GIVEN REQUEST:
Using the data below, output the first line and every line after it up to and including the line containing "(zoL) -- (zoR);", exactly as written and with nothing added.

AVAILABLE DATA:
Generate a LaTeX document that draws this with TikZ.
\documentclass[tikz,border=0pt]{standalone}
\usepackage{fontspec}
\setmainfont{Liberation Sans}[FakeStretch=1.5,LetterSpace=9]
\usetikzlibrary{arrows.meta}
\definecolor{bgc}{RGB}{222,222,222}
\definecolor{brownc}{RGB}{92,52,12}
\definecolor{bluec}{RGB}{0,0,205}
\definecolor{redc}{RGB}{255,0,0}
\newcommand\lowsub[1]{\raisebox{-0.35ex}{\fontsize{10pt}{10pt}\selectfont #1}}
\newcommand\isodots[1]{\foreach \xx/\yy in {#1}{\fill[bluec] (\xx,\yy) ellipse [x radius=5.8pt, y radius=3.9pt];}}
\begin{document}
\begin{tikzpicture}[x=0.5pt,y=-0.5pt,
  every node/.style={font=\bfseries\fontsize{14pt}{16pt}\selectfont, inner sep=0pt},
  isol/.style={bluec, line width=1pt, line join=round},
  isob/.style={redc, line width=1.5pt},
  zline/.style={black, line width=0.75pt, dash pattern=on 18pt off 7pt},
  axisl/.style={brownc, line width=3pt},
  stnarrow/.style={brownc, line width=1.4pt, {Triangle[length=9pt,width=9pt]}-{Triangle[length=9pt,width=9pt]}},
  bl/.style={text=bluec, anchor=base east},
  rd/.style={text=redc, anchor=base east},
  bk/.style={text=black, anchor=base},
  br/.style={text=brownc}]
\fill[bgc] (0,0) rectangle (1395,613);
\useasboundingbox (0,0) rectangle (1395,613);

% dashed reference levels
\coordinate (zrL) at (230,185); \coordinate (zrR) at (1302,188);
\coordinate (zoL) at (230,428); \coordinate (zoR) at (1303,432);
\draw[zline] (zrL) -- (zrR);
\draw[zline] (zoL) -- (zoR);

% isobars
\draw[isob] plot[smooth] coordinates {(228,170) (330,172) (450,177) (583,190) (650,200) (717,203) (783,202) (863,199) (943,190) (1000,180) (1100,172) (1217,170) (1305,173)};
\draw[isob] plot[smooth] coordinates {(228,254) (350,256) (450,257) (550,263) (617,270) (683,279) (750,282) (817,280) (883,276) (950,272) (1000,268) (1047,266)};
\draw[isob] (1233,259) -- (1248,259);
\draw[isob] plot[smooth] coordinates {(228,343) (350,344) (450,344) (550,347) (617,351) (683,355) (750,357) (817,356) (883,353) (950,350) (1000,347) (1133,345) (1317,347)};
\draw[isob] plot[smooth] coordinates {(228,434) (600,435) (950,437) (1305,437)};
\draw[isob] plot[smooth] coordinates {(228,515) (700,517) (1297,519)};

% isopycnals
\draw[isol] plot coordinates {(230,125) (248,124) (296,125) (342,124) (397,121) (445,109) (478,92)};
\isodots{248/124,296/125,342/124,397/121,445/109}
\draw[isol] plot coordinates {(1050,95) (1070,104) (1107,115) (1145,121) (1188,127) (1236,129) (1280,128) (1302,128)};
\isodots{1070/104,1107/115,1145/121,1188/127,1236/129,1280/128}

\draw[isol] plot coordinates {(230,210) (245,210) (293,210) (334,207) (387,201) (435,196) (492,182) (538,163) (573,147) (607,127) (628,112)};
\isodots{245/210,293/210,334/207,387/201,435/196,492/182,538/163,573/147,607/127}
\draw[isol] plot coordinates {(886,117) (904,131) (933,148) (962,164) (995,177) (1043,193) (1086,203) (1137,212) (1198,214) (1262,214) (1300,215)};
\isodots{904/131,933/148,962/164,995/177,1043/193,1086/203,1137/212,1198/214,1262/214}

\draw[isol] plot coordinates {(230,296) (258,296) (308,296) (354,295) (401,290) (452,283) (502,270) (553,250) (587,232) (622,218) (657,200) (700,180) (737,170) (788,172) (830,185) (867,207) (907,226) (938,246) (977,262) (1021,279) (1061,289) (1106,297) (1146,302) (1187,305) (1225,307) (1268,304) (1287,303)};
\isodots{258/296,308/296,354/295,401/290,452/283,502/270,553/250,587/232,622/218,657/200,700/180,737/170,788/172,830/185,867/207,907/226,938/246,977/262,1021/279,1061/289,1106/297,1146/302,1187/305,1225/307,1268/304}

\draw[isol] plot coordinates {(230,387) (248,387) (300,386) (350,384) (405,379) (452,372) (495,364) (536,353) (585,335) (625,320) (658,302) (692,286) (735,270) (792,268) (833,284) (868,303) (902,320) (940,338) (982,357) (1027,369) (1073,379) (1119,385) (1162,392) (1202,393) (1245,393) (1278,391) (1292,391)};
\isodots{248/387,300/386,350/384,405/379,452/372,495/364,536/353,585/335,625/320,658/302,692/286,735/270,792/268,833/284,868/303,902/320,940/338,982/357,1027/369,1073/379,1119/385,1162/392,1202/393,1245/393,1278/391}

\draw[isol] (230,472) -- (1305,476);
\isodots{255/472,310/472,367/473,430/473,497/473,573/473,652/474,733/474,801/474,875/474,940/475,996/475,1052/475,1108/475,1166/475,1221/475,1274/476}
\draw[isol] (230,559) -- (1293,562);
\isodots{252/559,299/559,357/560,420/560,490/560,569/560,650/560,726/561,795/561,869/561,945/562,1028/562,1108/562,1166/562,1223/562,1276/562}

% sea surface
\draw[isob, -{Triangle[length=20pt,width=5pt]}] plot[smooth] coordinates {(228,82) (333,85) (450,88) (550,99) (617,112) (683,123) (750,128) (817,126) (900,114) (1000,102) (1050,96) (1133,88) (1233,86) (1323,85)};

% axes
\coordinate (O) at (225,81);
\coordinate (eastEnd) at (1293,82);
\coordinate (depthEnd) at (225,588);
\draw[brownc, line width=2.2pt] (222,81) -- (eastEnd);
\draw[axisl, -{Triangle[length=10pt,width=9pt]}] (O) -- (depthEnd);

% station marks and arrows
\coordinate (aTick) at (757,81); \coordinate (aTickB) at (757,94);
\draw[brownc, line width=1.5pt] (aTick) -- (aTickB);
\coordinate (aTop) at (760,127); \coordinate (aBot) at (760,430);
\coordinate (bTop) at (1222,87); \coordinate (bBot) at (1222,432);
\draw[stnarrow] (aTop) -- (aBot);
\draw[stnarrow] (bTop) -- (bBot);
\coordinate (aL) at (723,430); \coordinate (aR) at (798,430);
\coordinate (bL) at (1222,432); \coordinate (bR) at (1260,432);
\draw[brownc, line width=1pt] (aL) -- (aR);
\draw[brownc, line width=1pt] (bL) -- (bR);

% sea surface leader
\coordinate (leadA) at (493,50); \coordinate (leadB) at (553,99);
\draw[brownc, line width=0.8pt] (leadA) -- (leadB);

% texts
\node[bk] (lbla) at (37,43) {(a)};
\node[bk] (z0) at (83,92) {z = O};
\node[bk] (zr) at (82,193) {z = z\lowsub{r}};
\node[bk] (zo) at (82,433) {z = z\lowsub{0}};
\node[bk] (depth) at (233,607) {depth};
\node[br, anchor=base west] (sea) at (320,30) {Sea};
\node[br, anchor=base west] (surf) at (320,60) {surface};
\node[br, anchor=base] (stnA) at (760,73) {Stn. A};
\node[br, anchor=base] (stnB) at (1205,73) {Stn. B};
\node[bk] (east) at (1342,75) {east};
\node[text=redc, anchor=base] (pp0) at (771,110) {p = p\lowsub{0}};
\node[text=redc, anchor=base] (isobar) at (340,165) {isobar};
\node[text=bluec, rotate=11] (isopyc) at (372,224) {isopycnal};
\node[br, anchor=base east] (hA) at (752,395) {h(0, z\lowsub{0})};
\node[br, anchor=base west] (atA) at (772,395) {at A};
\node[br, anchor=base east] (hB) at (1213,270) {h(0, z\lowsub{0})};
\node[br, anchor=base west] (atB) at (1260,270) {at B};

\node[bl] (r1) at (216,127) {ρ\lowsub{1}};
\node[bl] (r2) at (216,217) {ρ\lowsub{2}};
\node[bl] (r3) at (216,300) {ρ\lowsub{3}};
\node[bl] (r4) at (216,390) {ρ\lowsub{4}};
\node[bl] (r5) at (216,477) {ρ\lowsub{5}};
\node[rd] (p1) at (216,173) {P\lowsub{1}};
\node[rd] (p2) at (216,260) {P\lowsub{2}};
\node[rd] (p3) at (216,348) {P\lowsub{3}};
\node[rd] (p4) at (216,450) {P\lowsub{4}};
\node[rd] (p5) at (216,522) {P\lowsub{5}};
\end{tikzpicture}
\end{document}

OUTPUT FOR THIS EXERCISE:
Generate a LaTeX document that draws this with TikZ.
\documentclass[tikz,border=0pt]{standalone}
\usepackage{fontspec}
\setmainfont{Liberation Sans}[FakeStretch=1.5,LetterSpace=9]
\usetikzlibrary{arrows.meta}
\definecolor{bgc}{RGB}{222,222,222}
\definecolor{brownc}{RGB}{92,52,12}
\definecolor{bluec}{RGB}{0,0,205}
\definecolor{redc}{RGB}{255,0,0}
\newcommand\lowsub[1]{\raisebox{-0.35ex}{\fontsize{10pt}{10pt}\selectfont #1}}
\newcommand\isodots[1]{\foreach \xx/\yy in {#1}{\fill[bluec] (\xx,\yy) ellipse [x radius=5.8pt, y radius=3.9pt];}}
\begin{document}
\begin{tikzpicture}[x=0.5pt,y=-0.5pt,
  every node/.style={font=\bfseries\fontsize{14pt}{16pt}\selectfont, inner sep=0pt},
  isol/.style={bluec, line width=1pt, line join=round},
  isob/.style={redc, line width=1.5pt},
  zline/.style={black, line width=0.75pt, dash pattern=on 18pt off 7pt},
  axisl/.style={brownc, line width=3pt},
  stnarrow/.style={brownc, line width=1.4pt, {Triangle[length=9pt,width=9pt]}-{Triangle[length=9pt,width=9pt]}},
  bl/.style={text=bluec, anchor=base east},
  rd/.style={text=redc, anchor=base east},
  bk/.style={text=black, anchor=base},
  br/.style={text=brownc}]
\fill[bgc] (0,0) rectangle (1395,613);
\useasboundingbox (0,0) rectangle (1395,613);

% dashed reference levels
\coordinate (zrL) at (230,185); \coordinate (zrR) at (1302,188);
\coordinate (zoL) at (230,428); \coordinate (zoR) at (1303,432);
\draw[zline] (zrL) -- (zrR);
\draw[zline] (zoL) -- (zoR);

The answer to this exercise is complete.